As the work of disinterring the Jews continued, Vilkis said, other prisoners were sent to an old pre-war Jewish cemetery nearby and told to return with stone grave markers. These markers, he said, were used to form crude stoves. According to Vilkis, the prisoners then carried the bodies of the Jewish men, women, and children they had dug up from the ravine and placed them on the marble foundations. More than 100 bodies comprised each layer, then there was a layer of wood, and another layer of bodies.

When the first stove was filled, Vilkis said, gasoline was poured on the firewood and the bodies, but the fire that was started did not burn well because of the lack of draft.

Vilkis told how the Germans then sent another group of prisoners back to the Jewish cemetery, this time to tear down and bring back the iron railings around the graves. Back in Babi Yar, these railings were used as grates on which the bodies were placed, thus providing the draft needed to make the fires burn more efficiently. 
Even so, said Vilkis, each pyre took two nights and one day to burn, and the destruction of the evidence continued from August 19 to September 28, 1943.

For the POWs impressed into such labors, Vilkis said, it was a horrid, gruesome experience, and some became ill and others went mad during the long days of work.

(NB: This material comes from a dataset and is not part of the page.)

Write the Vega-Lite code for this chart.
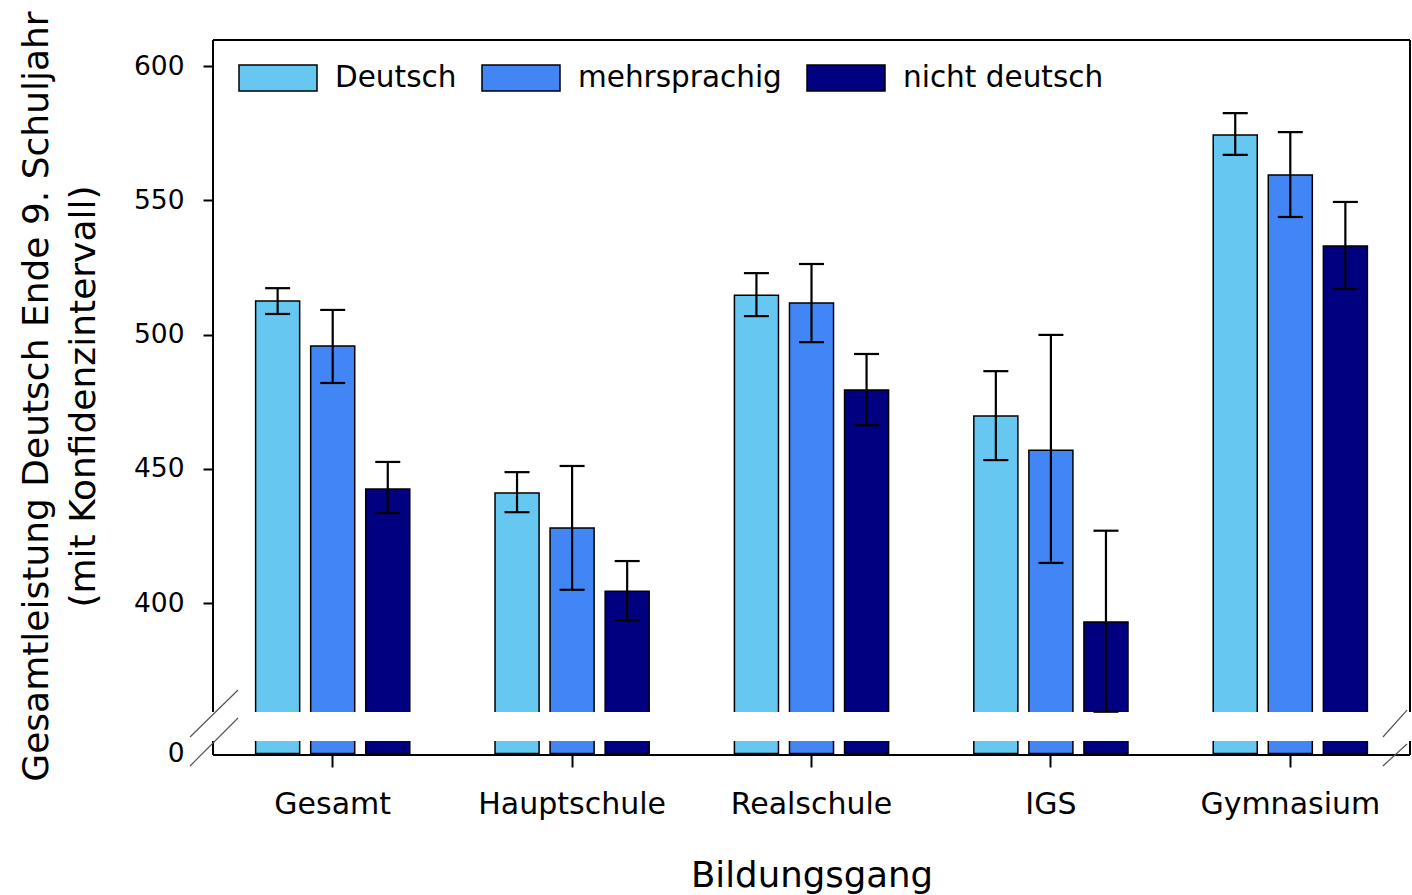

The ill and the mentally deranged were killed by the Germans as a warning to other prisoners not to become ill themselves. Every day, he said, three to five prisoners were shot.

Vilkis gave us what seemed at the time a highly melodramatic story of how some of the prisoners, including himself, had escaped.

When the corpses of the original Babi Yar victims had been burned, and most evidence of the crime had been destroyed, Vilkis said the prisoners then were directed to build still more crude stoves.

It was clear, he said, that the Germans now meant to silence by death the men who had carried out the body-burning operation in Babi Yar. So an escape plan was hatched.

Vilkis said that in going through the clothing of the disinterred Jews, the prisoners had found a few keys including one that a prisoner who had been a locksmith before the war was able to use to open the door of the dugouts in which they were housed at night and also to loosen their leg shackles.

By this time, the number of prisoners working in Babi Yar had been increased to about 300, and they made their break for freedom on the night of September 28, breaking out of the dugouts in groups. German sentries outside fired their machine guns into the escaping prisoners, Vilkis said, and he had found a hiding place in a cement factory not too far away. There they remained in hiding until Red Army troops crossed the Dnieper River and came into Kiev on November 6.